Lydia Cacho
Un joven se levanta temprano, se viste de policía noruego y cargando una bomba producida por él mismo en su hogar, se dirige hacia las oficinas sede del gobierno del partido laborista noruego. Implanta la bomba y la prepara para explotar un rato más tarde. El edificio estalla y la nube de humo llega hacia las oficinas aledañas del cuartel general del gobierno. Mientras la gente sale estupefacta, sin entender qué sucedió, el joven Anders Behring Breivik de 34 años había llegado ya a la isla en donde un grupo amplio de jóvenes (de entre 15 y 22 años), del gobernante partido laborista de izquierda, compartían experiencias en un campamento de verano destinado a darles educación política y a incitar al debate sobre derechos humanos y el futuro del socialismo en Noruega. Una vez frente a ellos, portando un arma larga y su falso uniforme policiaco, Anders se dirigió a las y los jóvenes con la frase “acérquense que voy a decirles algo interesante”, acto seguido abrió fuego hasta asesinar a 86 estudiantes disparando a lo largo de 90 minutos.
Durante las primeras horas luego de la explosión se desataron una serie de especulaciones sobre la posible participación de terroristas islámicos. Mientras tanto, en la isla, los jóvenes que sobrevivieron al tiroteo declaraban que cuando llegó la policía real todos huían, pues en su mente había sido un policía noruego quien asesinó a sus amigos e hirió a los sobrevivientes. Muy pronto el ejército había descubierto y explicado que no era un terrorista islámico ni un extranjero loco, sino un joven culto noruego de familia educada quien primero puso la bomba y después masacró al grupo de estudiantes. Con esa noticia la sorpresa se duplicó, no sólo para la gente noruega, sino para todo Europa y para muchos países del mundo.

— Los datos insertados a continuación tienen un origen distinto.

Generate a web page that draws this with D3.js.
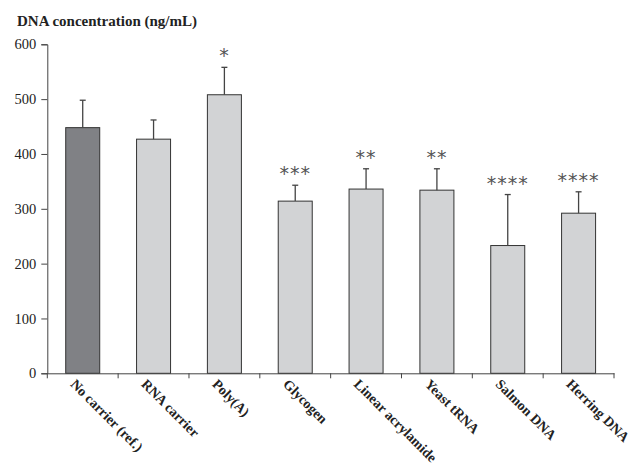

Esta vez era uno de los suyos, el acto terrorista fue perpetrado por un blanco, rubio, culto, joven, con la salud, la vivienda, el trabajo y el futuro resuelto. ¿Por qué? Se preguntan especialistas que parecen añorar una explicación producto de las fórmulas tradicionales donde los “otros” son los malos, resentidos y vengativos. Entonces la prensa desesperada recurrió al análisis criminalístico barato y estúpido. Que si el asesino había escrito en la red que sus “pelis” favoritas eran las de guerra, como si no fuera así para millones de personas. Que si le gustaba el rock, como si el rock fuera causante de masacres juveniles. Lo verdaderamente importante es que el hombre escribió contra el multiculturalismo, insistiendo en que el islam es un peligro para el mundo y por tanto también es un peligro la gente progresista que promueve la diversidad y la igualdad.

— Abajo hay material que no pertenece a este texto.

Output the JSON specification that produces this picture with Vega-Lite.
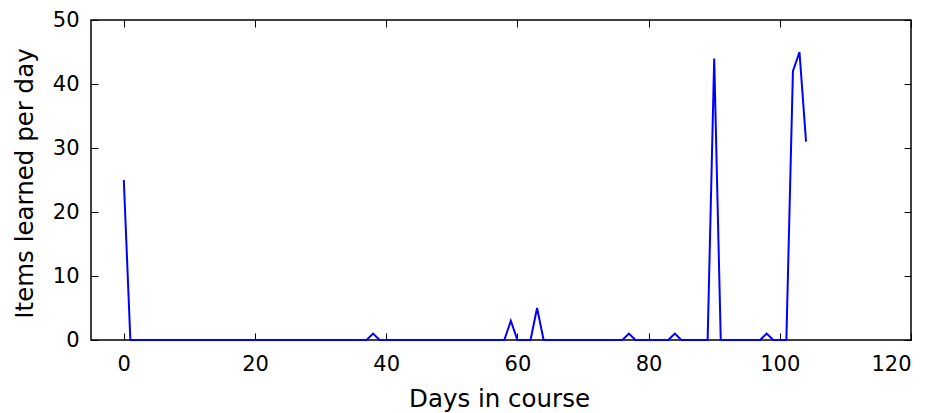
{
  "$schema": "https://vega.github.io/schema/vega-lite/v6.json",
  "width": 820,
  "height": 320,
  "autosize": {"type": "none"},
  "padding": {"left": 91, "top": 20, "right": 25, "bottom": 73},
  "background": "white",
  "config": {
    "view": {"stroke": "black", "strokeWidth": 1.5},
    "axis": {
      "domain": false,
      "grid": false,
      "tickColor": "black",
      "tickSize": -7,
      "tickWidth": 1,
      "labelFont": "DejaVu Sans",
      "labelFontSize": 21,
      "labelColor": "black",
      "titleFont": "DejaVu Sans",
      "titleFontSize": 24.5,
      "titleFontWeight": "normal",
      "titleColor": "black"
    }
  },
  "data": {
    "values": [
      {"day": 0, "items": 25}, {"day": 1, "items": 0}, {"day": 2, "items": 0}, {"day": 3, "items": 0}, {"day": 4, "items": 0},
      {"day": 5, "items": 0}, {"day": 6, "items": 0}, {"day": 7, "items": 0}, {"day": 8, "items": 0}, {"day": 9, "items": 0},
      {"day": 10, "items": 0}, {"day": 11, "items": 0}, {"day": 12, "items": 0}, {"day": 13, "items": 0}, {"day": 14, "items": 0},
      {"day": 15, "items": 0}, {"day": 16, "items": 0}, {"day": 17, "items": 0}, {"day": 18, "items": 0}, {"day": 19, "items": 0},
      {"day": 20, "items": 0}, {"day": 21, "items": 0}, {"day": 22, "items": 0}, {"day": 23, "items": 0}, {"day": 24, "items": 0},
      {"day": 25, "items": 0}, {"day": 26, "items": 0}, {"day": 27, "items": 0}, {"day": 28, "items": 0}, {"day": 29, "items": 0},
      {"day": 30, "items": 0}, {"day": 31, "items": 0}, {"day": 32, "items": 0}, {"day": 33, "items": 0}, {"day": 34, "items": 0},
      {"day": 35, "items": 0}, {"day": 36, "items": 0}, {"day": 37, "items": 0}, {"day": 38, "items": 1}, {"day": 39, "items": 0},
      {"day": 40, "items": 0}, {"day": 41, "items": 0}, {"day": 42, "items": 0}, {"day": 43, "items": 0}, {"day": 44, "items": 0},
      {"day": 45, "items": 0}, {"day": 46, "items": 0}, {"day": 47, "items": 0}, {"day": 48, "items": 0}, {"day": 49, "items": 0},
      {"day": 50, "items": 0}, {"day": 51, "items": 0}, {"day": 52, "items": 0}, {"day": 53, "items": 0}, {"day": 54, "items": 0},
      {"day": 55, "items": 0}, {"day": 56, "items": 0}, {"day": 57, "items": 0}, {"day": 58, "items": 0}, {"day": 59, "items": 3},
      {"day": 60, "items": 0}, {"day": 61, "items": 0}, {"day": 62, "items": 0}, {"day": 63, "items": 5}, {"day": 64, "items": 0},
      {"day": 65, "items": 0}, {"day": 66, "items": 0}, {"day": 67, "items": 0}, {"day": 68, "items": 0}, {"day": 69, "items": 0},
      {"day": 70, "items": 0}, {"day": 71, "items": 0}, {"day": 72, "items": 0}, {"day": 73, "items": 0}, {"day": 74, "items": 0},
      {"day": 75, "items": 0}, {"day": 76, "items": 0}, {"day": 77, "items": 1}, {"day": 78, "items": 0}, {"day": 79, "items": 0},
      {"day": 80, "items": 0}, {"day": 81, "items": 0}, {"day": 82, "items": 0}, {"day": 83, "items": 0}, {"day": 84, "items": 1},
      {"day": 85, "items": 0}, {"day": 86, "items": 0}, {"day": 87, "items": 0}, {"day": 88, "items": 0}, {"day": 89, "items": 0},
      {"day": 90, "items": 44}, {"day": 91, "items": 0}, {"day": 92, "items": 0}, {"day": 93, "items": 0}, {"day": 94, "items": 0},
      {"day": 95, "items": 0}, {"day": 96, "items": 0}, {"day": 97, "items": 0}, {"day": 98, "items": 1}, {"day": 99, "items": 0},
      {"day": 100, "items": 0}, {"day": 101, "items": 0}, {"day": 102, "items": 42}, {"day": 103, "items": 45}, {"day": 104, "items": 31}
    ]
  },
  "layer": [
    {
      "mark": {"type": "line", "color": "#0000ff", "strokeWidth": 2},
      "encoding": {
        "x": {
          "field": "day", "type": "quantitative",
          "scale": {"domain": [-5, 120], "nice": false, "zero": false},
          "axis": {"orient": "bottom", "values": [0, 20, 40, 60, 80, 100, 120], "labelPadding": 20, "title": "Days in course",
                   "titleX": 408, "titleY": 66, "titleBaseline": "alphabetic", "titleAlign": "center"}
        },
        "y": {
          "field": "items", "type": "quantitative",
          "scale": {"domain": [0, 50], "nice": false},
          "axis": {"orient": "left", "values": [0, 10, 20, 30, 40, 50], "labelPadding": 19, "title": "Items learned per day",
                   "titleX": -59, "titleY": 163, "titleAngle": -90, "titleBaseline": "alphabetic", "titleAlign": "center"}
        }
      }
    },
    {
      "mark": {"type": "line", "opacity": 0},
      "encoding": {
        "x": {
          "field": "day", "type": "quantitative",
          "axis": {"orient": "top", "values": [0, 20, 40, 60, 80, 100, 120], "labels": false, "title": null}
        },
        "y": {
          "field": "items", "type": "quantitative",
          "axis": {"orient": "right", "values": [0, 10, 20, 30, 40, 50], "labels": false, "title": null}
        }
      }
    }
  ],
  "resolve": {"axis": {"x": "independent", "y": "independent"}}
}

Resulta muy difícil procesar que se trata literalmente de un hijo de vecino, igual a cualquiera de sus víctimas. Lo que sucedió no ofrece la respuesta fácil de responsabilizar al extranjero, al que resulta diferente. Y no está loco, ciertamente sus principios racistas y clasistas lo han llevado a cometer un acto sociopático, pero había sido lo que sus amigos llaman “un conservador normal”.
Lo que este joven de ultraderecha dice es que está harto de que la izquierda noruega avale la migración, que el país es de los nórdicos y nada más. Ciertamente, Anders Behring Breivik es el que se atrevió a asesinar a casi un centenar de personas para hacer una demostración política de su visión del mundo, pero no está solo. Millones de personas son racistas, clasistas, misóginas, y algunas demuestran su intolerancia y desprecio todos los días, de maneras menos dramáticas para el mundo pero igual de efectivas para imponer sus ideas a la familia y a la comunidad.
Behring nos recordó este fin de semana que la ultraderecha pro nazi sigue vivita y coleando, infiltrada en una democracia que, después de todo, no era tan perfecta. Este es un recordatorio de que ningún avance social es definitivo. Así como el incremento de feminicidios en Europa y América son un llamado al feminismo activo, y los movimientos para legalizar la pedofilia en Holanda y Asia llaman contra la normalización de la esclavitud infantil; también esta masacre noruega nos recuerda que las democracias que respetan los derechos humanos son procesos y no un logro definitivo, por ello hay que nutrirlas y defenderlas todos los días, activamente.